======== Data lines ========
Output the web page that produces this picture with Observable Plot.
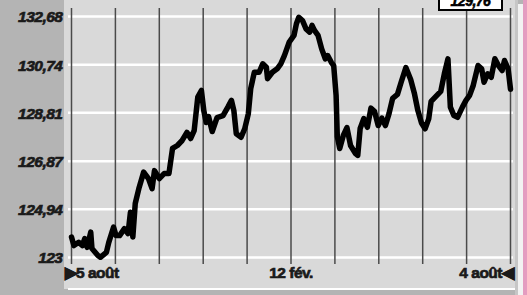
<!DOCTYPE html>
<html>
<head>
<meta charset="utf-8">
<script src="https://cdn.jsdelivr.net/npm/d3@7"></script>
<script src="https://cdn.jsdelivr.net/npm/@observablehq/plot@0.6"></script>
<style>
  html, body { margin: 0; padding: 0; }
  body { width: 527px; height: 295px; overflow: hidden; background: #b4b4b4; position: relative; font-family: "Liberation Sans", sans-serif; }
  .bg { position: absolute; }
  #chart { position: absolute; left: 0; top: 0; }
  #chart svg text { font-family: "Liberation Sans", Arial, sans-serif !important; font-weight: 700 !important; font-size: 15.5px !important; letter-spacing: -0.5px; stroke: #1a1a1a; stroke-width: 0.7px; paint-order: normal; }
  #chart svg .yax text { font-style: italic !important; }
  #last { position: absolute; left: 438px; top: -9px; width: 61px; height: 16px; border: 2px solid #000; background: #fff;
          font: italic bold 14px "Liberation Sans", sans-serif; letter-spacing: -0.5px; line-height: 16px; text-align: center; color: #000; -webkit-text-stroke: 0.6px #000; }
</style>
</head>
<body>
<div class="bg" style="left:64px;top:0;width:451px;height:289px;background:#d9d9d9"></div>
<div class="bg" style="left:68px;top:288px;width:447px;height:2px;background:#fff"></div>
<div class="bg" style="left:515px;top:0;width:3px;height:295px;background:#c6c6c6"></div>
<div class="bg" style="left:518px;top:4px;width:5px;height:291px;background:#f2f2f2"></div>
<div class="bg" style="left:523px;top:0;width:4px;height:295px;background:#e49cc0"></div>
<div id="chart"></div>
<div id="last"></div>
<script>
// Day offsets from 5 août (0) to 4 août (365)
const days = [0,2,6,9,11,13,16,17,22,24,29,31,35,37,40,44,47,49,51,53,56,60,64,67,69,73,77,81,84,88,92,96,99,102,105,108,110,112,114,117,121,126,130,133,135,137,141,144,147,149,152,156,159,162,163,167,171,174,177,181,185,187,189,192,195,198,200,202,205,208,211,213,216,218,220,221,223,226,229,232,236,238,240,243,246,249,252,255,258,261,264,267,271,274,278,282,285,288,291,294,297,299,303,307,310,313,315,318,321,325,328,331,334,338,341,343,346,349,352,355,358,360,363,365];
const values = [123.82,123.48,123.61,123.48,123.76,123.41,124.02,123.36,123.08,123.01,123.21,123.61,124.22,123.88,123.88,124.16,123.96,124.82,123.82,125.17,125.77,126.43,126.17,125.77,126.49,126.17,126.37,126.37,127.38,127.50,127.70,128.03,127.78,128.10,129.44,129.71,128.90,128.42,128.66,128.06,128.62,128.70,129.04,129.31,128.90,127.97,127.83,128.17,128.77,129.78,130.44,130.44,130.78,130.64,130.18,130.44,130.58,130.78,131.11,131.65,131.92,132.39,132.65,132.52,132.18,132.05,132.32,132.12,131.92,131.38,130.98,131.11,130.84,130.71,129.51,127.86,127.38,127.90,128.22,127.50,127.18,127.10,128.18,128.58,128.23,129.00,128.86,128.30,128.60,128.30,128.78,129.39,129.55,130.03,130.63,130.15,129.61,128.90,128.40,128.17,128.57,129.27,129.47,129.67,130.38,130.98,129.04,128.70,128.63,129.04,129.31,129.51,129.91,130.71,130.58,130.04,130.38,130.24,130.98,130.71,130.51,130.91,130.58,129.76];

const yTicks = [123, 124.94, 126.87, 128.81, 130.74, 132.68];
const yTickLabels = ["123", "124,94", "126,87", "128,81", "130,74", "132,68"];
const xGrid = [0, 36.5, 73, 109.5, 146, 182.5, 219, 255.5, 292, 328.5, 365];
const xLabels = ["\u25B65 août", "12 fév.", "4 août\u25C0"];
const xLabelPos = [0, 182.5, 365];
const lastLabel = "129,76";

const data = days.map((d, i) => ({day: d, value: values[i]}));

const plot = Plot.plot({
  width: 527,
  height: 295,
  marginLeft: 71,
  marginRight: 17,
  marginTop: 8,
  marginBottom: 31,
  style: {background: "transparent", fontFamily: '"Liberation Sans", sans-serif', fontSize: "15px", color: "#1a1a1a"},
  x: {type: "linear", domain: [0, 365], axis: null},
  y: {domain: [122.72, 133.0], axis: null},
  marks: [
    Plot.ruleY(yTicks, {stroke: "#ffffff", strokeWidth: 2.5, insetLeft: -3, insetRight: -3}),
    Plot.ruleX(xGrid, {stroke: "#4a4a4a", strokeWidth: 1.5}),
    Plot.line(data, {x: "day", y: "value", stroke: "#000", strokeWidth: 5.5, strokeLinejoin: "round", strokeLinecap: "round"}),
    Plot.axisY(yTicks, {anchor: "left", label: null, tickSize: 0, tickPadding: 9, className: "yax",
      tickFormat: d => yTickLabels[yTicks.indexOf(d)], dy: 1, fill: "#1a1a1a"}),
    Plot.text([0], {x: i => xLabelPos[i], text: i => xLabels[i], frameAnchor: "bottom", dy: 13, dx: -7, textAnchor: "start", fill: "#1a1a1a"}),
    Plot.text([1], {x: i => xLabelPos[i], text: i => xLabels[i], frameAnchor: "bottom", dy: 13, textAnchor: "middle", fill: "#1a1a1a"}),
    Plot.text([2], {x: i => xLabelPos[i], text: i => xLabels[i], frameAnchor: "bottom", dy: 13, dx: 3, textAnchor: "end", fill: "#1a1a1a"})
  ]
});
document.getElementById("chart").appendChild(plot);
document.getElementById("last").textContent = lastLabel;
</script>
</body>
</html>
========
◆ Problem statement ◆
Exclude the images and reproduce the remaining data exactly.

◆ Written answer ◆
Output the web page that produces this picture with Observable Plot.
<!DOCTYPE html>
<html>
<head>
<meta charset="utf-8">
<script src="https://cdn.jsdelivr.net/npm/d3@7"></script>
<script src="https://cdn.jsdelivr.net/npm/@observablehq/plot@0.6"></script>
<style>
  html, body { margin: 0; padding: 0; }
  body { width: 527px; height: 295px; overflow: hidden; background: #b4b4b4; position: relative; font-family: "Liberation Sans", sans-serif; }
  .bg { position: absolute; }
  #chart { position: absolute; left: 0; top: 0; }
  #chart svg text { font-family: "Liberation Sans", Arial, sans-serif !important; font-weight: 700 !important; font-size: 15.5px !important; letter-spacing: -0.5px; stroke: #1a1a1a; stroke-width: 0.7px; paint-order: normal; }
  #chart svg .yax text { font-style: italic !important; }
  #last { position: absolute; left: 438px; top: -9px; width: 61px; height: 16px; border: 2px solid #000; background: #fff;
          font: italic bold 14px "Liberation Sans", sans-serif; letter-spacing: -0.5px; line-height: 16px; text-align: center; color: #000; -webkit-text-stroke: 0.6px #000; }
</style>
</head>
<body>
<div class="bg" style="left:64px;top:0;width:451px;height:289px;background:#d9d9d9"></div>
<div class="bg" style="left:68px;top:288px;width:447px;height:2px;background:#fff"></div>
<div class="bg" style="left:515px;top:0;width:3px;height:295px;background:#c6c6c6"></div>
<div class="bg" style="left:518px;top:4px;width:5px;height:291px;background:#f2f2f2"></div>
<div class="bg" style="left:523px;top:0;width:4px;height:295px;background:#e49cc0"></div>
<div id="chart"></div>
<div id="last"></div>
<script>
// Day offsets from 5 août (0) to 4 août (365)
const days = [0,2,6,9,11,13,16,17,22,24,29,31,35,37,40,44,47,49,51,53,56,60,64,67,69,73,77,81,84,88,92,96,99,102,105,108,110,112,114,117,121,126,130,133,135,137,141,144,147,149,152,156,159,162,163,167,171,174,177,181,185,187,189,192,195,198,200,202,205,208,211,213,216,218,220,221,223,226,229,232,236,238,240,243,246,249,252,255,258,261,264,267,271,274,278,282,285,288,291,294,297,299,303,307,310,313,315,318,321,325,328,331,334,338,341,343,346,349,352,355,358,360,363,365];
const values = [123.82,123.48,123.61,123.48,123.76,123.41,124.02,123.36,123.08,123.01,123.21,123.61,124.22,123.88,123.88,124.16,123.96,124.82,123.82,125.17,125.77,126.43,126.17,125.77,126.49,126.17,126.37,126.37,127.38,127.50,127.70,128.03,127.78,128.10,129.44,129.71,128.90,128.42,128.66,128.06,128.62,128.70,129.04,129.31,128.90,127.97,127.83,128.17,128.77,129.78,130.44,130.44,130.78,130.64,130.18,130.44,130.58,130.78,131.11,131.65,131.92,132.39,132.65,132.52,132.18,132.05,132.32,132.12,131.92,131.38,130.98,131.11,130.84,130.71,129.51,127.86,127.38,127.90,128.22,127.50,127.18,127.10,128.18,128.58,128.23,129.00,128.86,128.30,128.60,128.30,128.78,129.39,129.55,130.03,130.63,130.15,129.61,128.90,128.40,128.17,128.57,129.27,129.47,129.67,130.38,130.98,129.04,128.70,128.63,129.04,129.31,129.51,129.91,130.71,130.58,130.04,130.38,130.24,130.98,130.71,130.51,130.91,130.58,129.76];

const yTicks = [123, 124.94, 126.87, 128.81, 130.74, 132.68];
const yTickLabels = ["123", "124,94", "126,87", "128,81", "130,74", "132,68"];
const xGrid = [0, 36.5, 73, 109.5, 146, 182.5, 219, 255.5, 292, 328.5, 365];
const xLabels = ["\u25B65 août", "12 fév.", "4 août\u25C0"];
const xLabelPos = [0, 182.5, 365];
const lastLabel = "129,76";

const data = days.map((d, i) => ({day: d, value: values[i]}));

const plot = Plot.plot({
  width: 527,
  height: 295,
  marginLeft: 71,
  marginRight: 17,
  marginTop: 8,
  marginBottom: 31,
  style: {background: "transparent", fontFamily: '"Liberation Sans", sans-serif', fontSize: "15px", color: "#1a1a1a"},
  x: {type: "linear", domain: [0, 365], axis: null},
  y: {domain: [122.72, 133.0], axis: null},
  marks: [
    Plot.ruleY(yTicks, {stroke: "#ffffff", strokeWidth: 2.5, insetLeft: -3, insetRight: -3}),
    Plot.ruleX(xGrid, {stroke: "#4a4a4a", strokeWidth: 1.5}),
    Plot.line(data, {x: "day", y: "value", stroke: "#000", strokeWidth: 5.5, strokeLinejoin: "round", strokeLinecap: "round"}),
    Plot.axisY(yTicks, {anchor: "left", label: null, tickSize: 0, tickPadding: 9, className: "yax",
      tickFormat: d => yTickLabels[yTicks.indexOf(d)], dy: 1, fill: "#1a1a1a"}),
    Plot.text([0], {x: i => xLabelPos[i], text: i => xLabels[i], frameAnchor: "bottom", dy: 13, dx: -7, textAnchor: "start", fill: "#1a1a1a"}),
    Plot.text([1], {x: i => xLabelPos[i], text: i => xLabels[i], frameAnchor: "bottom", dy: 13, textAnchor: "middle", fill: "#1a1a1a"}),
    Plot.text([2], {x: i => xLabelPos[i], text: i => xLabels[i], frameAnchor: "bottom", dy: 13, dx: 3, textAnchor: "end", fill: "#1a1a1a"})
  ]
});
document.getElementById("chart").appendChild(plot);
document.getElementById("last").textContent = lastLabel;
</script>
</body>
</html>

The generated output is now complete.